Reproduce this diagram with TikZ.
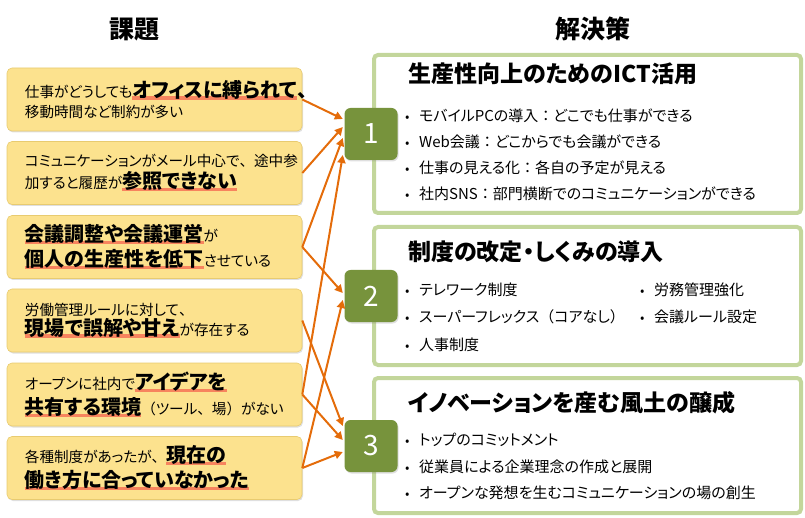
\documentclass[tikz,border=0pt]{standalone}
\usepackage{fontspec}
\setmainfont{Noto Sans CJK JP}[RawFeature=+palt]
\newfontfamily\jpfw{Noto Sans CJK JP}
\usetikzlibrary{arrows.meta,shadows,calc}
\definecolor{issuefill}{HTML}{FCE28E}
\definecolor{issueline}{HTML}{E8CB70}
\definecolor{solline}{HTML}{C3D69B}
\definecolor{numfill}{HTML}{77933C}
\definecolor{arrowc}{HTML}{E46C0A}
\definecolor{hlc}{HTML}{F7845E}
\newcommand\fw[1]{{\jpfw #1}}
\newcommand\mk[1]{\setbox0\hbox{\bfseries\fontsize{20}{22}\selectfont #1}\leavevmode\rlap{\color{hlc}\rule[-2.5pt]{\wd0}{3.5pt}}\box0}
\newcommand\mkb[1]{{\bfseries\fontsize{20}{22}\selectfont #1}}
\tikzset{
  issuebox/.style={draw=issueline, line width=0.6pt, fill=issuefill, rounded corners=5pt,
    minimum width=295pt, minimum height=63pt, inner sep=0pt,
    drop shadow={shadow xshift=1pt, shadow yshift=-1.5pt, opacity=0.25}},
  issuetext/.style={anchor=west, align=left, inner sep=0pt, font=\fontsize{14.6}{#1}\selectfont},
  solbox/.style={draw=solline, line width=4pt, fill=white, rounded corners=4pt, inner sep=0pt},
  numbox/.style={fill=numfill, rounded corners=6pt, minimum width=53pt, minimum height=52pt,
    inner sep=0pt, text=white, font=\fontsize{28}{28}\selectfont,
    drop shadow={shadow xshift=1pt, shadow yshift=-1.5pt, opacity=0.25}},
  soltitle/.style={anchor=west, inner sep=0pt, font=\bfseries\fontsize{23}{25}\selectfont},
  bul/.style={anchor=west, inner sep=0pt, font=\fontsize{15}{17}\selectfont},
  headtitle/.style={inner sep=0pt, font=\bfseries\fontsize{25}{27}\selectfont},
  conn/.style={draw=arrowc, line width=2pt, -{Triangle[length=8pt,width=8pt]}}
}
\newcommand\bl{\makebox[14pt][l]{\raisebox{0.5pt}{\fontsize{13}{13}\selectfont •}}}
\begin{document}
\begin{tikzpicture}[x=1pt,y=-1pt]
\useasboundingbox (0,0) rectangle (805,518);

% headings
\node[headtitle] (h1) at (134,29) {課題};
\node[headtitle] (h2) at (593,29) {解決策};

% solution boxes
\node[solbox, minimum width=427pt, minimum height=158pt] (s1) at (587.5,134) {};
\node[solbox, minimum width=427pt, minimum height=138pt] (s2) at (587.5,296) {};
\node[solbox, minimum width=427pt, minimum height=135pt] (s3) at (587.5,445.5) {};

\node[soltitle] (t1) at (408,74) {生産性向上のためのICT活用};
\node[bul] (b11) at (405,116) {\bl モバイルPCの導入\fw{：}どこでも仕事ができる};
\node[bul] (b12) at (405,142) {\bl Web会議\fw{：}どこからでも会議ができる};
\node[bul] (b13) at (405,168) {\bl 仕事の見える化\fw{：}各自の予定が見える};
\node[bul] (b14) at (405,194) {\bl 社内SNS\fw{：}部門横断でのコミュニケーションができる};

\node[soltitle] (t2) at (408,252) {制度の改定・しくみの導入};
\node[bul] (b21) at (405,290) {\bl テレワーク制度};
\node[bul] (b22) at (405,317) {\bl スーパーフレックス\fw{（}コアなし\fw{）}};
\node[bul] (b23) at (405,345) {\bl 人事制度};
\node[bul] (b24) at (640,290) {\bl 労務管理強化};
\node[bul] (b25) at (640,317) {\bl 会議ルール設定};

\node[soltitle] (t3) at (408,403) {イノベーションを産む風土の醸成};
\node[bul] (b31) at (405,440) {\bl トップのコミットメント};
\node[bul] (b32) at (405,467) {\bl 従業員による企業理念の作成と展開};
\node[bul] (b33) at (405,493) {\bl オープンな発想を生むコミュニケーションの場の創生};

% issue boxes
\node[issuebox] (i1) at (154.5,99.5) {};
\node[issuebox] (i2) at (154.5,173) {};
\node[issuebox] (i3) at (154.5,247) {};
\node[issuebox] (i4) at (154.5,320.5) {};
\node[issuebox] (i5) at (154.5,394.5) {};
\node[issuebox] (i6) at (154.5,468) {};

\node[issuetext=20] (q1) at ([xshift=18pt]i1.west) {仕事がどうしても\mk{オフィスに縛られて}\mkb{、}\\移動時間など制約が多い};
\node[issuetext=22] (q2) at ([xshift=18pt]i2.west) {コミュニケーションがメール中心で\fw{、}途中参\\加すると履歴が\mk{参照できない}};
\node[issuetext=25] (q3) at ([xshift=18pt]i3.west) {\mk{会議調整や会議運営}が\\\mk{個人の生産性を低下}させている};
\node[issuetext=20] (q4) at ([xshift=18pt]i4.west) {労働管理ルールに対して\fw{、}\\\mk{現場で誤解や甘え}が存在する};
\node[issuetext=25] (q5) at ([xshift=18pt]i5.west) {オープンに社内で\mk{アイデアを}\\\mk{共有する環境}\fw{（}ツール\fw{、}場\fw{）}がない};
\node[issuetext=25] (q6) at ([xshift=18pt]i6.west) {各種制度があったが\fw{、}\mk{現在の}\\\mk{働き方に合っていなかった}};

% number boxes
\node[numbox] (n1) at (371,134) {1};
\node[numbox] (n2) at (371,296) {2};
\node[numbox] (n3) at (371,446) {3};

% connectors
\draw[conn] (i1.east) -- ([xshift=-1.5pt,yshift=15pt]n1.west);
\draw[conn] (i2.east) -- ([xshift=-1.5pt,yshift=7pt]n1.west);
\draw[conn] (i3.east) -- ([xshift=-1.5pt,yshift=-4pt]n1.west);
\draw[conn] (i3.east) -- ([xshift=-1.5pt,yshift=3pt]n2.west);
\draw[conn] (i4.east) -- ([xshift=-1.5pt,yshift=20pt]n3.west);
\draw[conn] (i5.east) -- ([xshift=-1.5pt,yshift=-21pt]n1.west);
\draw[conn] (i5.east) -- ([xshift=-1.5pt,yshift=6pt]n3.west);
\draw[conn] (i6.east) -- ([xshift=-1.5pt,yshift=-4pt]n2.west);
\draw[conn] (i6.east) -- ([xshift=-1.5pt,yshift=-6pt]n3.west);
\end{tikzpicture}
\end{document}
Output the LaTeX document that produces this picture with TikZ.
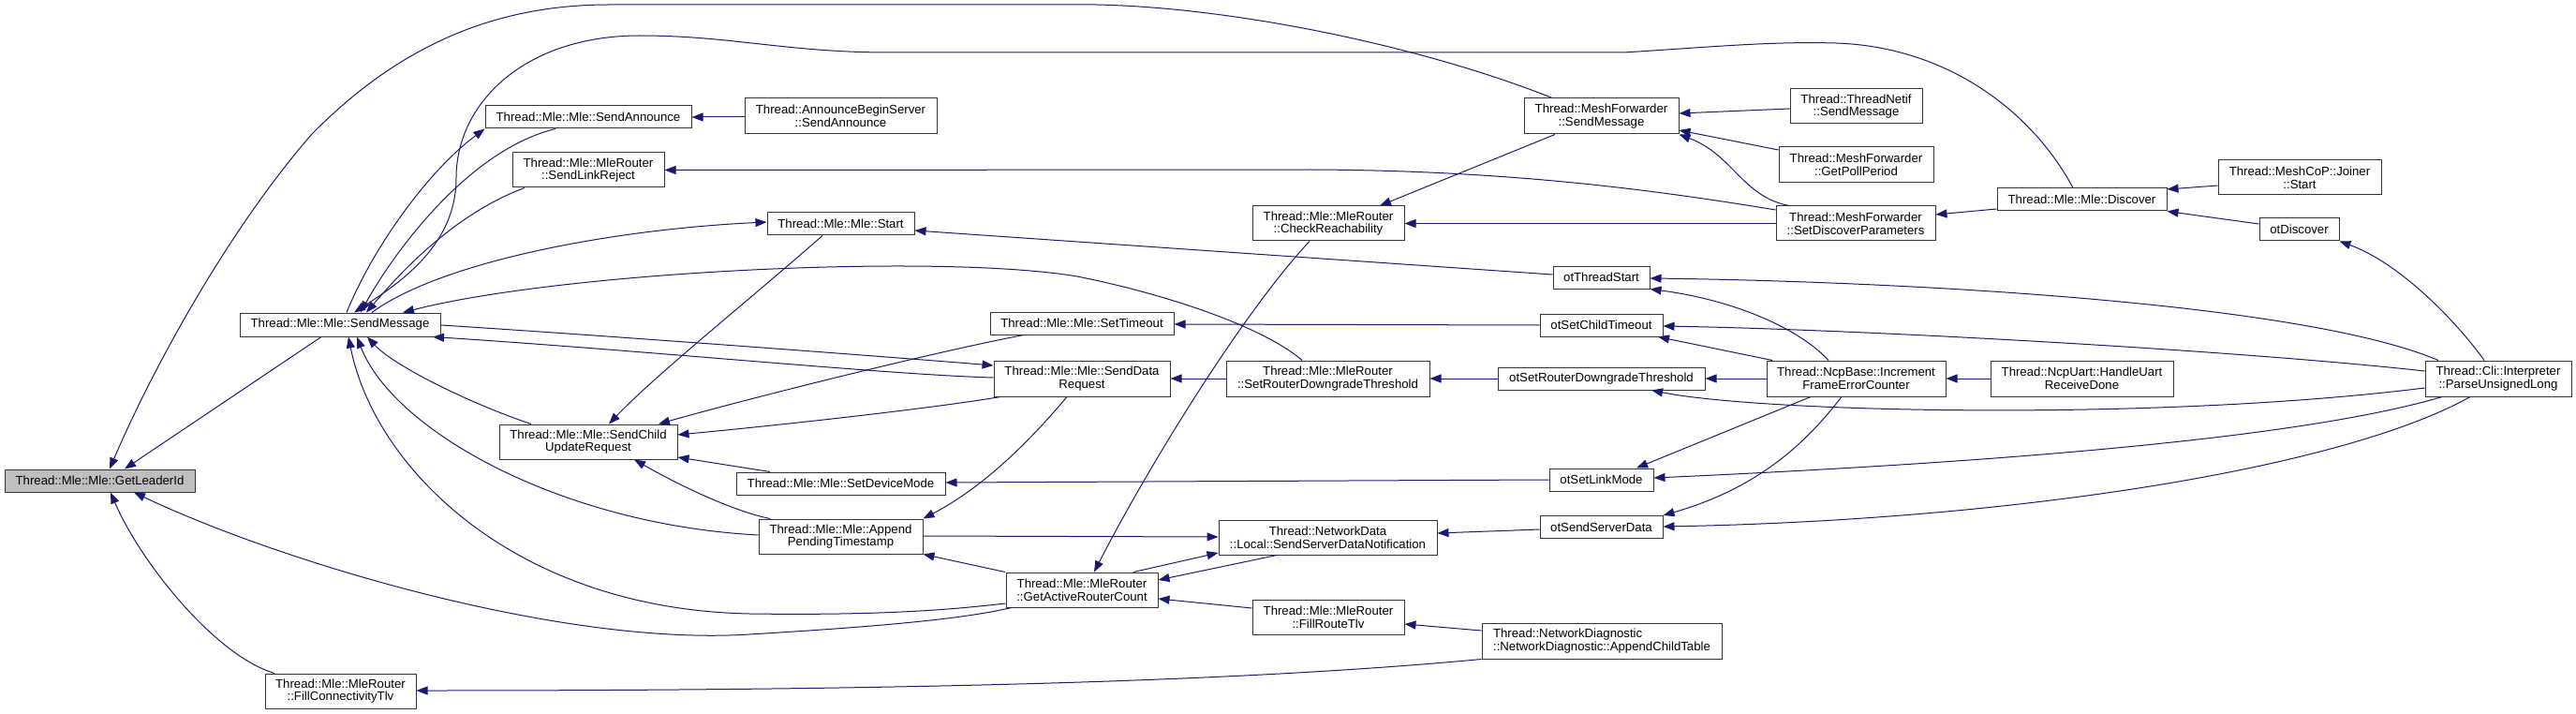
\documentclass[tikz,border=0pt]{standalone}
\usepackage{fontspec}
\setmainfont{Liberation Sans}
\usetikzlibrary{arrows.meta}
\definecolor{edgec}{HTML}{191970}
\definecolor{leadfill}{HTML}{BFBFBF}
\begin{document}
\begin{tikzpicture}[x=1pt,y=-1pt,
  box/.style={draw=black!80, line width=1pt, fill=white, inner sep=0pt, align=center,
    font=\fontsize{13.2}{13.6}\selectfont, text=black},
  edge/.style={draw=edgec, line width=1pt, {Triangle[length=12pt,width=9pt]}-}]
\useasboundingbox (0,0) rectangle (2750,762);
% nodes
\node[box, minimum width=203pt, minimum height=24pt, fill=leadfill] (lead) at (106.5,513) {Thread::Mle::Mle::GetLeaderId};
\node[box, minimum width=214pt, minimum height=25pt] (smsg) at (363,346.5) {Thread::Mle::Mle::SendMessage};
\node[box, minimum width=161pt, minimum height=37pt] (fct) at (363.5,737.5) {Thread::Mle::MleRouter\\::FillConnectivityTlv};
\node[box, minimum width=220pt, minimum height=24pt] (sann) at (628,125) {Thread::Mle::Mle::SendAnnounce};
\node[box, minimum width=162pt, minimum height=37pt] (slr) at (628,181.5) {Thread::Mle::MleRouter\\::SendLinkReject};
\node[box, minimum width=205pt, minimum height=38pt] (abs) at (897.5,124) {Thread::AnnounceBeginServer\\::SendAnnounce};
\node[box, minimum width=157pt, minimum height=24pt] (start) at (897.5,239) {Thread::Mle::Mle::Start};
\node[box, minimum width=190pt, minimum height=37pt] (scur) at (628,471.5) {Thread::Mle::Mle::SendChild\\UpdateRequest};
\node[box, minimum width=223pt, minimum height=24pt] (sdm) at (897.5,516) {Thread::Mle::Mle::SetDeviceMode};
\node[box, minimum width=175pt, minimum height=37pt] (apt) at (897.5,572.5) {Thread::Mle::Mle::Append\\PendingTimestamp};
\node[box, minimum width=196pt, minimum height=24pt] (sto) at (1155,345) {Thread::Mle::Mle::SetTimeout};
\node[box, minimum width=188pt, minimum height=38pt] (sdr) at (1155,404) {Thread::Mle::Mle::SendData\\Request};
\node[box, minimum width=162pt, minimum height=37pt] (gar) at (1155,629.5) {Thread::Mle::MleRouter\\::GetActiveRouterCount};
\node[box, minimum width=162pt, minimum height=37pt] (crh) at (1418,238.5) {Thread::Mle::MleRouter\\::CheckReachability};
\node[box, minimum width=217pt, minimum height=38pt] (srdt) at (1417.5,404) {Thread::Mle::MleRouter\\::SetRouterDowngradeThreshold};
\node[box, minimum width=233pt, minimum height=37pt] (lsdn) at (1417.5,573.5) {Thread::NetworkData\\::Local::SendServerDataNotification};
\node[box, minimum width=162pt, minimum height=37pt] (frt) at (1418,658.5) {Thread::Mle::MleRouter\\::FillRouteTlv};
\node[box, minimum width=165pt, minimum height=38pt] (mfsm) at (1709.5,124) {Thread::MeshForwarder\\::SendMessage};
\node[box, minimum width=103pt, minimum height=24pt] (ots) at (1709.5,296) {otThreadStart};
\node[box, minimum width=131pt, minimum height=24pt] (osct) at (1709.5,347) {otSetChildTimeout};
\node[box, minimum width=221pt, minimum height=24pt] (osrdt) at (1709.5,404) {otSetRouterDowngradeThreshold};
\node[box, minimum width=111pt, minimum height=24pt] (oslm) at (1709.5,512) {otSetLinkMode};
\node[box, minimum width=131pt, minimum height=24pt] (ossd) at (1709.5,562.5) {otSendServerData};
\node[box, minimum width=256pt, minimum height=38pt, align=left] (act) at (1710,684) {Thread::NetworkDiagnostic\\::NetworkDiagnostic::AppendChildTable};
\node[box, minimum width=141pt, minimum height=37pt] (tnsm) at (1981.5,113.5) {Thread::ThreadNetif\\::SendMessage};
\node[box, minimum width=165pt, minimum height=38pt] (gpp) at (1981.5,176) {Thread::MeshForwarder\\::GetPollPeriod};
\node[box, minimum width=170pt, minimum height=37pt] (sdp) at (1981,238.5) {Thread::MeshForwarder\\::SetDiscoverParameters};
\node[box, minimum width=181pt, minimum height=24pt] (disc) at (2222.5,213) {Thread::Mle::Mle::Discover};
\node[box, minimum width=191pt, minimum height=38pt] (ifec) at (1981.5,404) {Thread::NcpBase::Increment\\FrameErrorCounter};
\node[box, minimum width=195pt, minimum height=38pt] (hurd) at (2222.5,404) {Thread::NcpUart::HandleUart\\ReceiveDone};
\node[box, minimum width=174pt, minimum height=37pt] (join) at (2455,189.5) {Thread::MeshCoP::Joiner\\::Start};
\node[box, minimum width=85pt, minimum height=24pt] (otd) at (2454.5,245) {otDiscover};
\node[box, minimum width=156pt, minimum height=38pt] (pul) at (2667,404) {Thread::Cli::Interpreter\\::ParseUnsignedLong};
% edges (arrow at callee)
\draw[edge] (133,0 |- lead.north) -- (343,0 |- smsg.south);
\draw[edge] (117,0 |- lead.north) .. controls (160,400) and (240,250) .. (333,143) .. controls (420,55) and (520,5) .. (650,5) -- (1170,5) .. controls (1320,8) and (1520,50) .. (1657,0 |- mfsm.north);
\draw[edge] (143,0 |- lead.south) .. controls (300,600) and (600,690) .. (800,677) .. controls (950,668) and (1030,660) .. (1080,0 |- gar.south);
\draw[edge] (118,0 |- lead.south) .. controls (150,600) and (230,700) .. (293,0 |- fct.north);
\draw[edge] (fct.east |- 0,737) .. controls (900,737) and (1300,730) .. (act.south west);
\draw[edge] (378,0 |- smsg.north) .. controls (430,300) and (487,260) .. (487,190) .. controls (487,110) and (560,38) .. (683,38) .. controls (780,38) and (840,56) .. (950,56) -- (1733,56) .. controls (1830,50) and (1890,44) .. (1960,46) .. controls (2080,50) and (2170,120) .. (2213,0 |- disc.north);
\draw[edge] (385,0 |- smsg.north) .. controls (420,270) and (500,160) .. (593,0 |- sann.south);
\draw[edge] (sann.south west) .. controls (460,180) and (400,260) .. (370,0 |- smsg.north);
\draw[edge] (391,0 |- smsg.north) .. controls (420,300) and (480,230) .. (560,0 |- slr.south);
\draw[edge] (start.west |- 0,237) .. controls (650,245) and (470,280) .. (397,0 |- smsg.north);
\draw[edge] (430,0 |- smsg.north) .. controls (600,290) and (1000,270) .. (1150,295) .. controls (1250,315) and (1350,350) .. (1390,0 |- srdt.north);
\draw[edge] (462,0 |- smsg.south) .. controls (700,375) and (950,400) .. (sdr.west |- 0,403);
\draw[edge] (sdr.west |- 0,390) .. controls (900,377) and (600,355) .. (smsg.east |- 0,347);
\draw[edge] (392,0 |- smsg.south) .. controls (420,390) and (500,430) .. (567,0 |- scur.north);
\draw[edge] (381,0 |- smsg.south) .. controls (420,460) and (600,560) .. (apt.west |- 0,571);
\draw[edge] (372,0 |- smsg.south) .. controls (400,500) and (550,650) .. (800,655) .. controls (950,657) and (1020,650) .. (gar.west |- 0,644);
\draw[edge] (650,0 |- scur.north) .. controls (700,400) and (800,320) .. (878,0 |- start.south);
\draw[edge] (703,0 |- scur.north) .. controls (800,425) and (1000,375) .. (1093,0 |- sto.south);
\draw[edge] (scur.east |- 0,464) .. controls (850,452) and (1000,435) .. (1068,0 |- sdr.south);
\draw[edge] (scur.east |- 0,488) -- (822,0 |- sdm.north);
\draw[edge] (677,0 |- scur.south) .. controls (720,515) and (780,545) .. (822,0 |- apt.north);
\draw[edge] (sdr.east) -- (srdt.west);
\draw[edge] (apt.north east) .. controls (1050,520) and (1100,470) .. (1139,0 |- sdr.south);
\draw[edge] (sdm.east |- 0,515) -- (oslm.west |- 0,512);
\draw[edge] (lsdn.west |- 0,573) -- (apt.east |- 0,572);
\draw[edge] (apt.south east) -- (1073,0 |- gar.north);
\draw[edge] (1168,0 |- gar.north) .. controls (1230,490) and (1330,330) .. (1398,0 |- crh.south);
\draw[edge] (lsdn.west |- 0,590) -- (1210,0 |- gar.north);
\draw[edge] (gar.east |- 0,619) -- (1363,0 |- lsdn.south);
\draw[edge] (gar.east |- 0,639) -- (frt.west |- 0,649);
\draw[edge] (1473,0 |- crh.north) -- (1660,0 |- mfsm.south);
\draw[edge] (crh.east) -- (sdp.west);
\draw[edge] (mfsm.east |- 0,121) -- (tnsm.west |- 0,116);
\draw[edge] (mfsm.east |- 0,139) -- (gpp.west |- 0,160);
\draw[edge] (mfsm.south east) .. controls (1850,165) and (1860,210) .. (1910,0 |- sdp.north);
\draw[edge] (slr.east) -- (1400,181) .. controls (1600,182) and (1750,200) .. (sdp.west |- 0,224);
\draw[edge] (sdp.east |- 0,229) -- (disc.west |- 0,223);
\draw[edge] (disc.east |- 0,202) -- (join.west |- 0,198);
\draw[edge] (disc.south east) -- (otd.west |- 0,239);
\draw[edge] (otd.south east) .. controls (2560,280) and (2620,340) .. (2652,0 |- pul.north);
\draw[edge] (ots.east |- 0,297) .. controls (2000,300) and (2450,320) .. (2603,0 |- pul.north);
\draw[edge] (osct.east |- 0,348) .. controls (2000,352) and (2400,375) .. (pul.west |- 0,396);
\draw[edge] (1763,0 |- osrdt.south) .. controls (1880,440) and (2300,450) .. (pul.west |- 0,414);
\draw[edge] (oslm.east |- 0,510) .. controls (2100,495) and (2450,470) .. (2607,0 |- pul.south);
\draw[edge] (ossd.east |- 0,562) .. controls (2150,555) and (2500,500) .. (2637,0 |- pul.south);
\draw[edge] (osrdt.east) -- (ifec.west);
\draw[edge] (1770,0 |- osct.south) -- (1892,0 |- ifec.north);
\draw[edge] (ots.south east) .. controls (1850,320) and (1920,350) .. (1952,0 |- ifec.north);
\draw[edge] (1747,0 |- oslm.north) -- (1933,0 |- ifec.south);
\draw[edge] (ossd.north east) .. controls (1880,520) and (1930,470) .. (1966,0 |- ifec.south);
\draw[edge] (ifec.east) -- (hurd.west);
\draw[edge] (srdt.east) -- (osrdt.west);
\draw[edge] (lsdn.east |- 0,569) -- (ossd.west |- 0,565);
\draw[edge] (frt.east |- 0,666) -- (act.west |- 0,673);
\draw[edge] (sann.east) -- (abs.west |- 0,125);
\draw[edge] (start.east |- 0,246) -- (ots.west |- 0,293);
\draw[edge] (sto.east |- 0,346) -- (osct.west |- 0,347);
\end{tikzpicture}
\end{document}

WHAT IS NEEDED
Search the preceding listing for "this" and extract every line where it is found.

THE SOLUTION
Reproduce this diagram with TikZ.
Output the LaTeX document that produces this picture with TikZ.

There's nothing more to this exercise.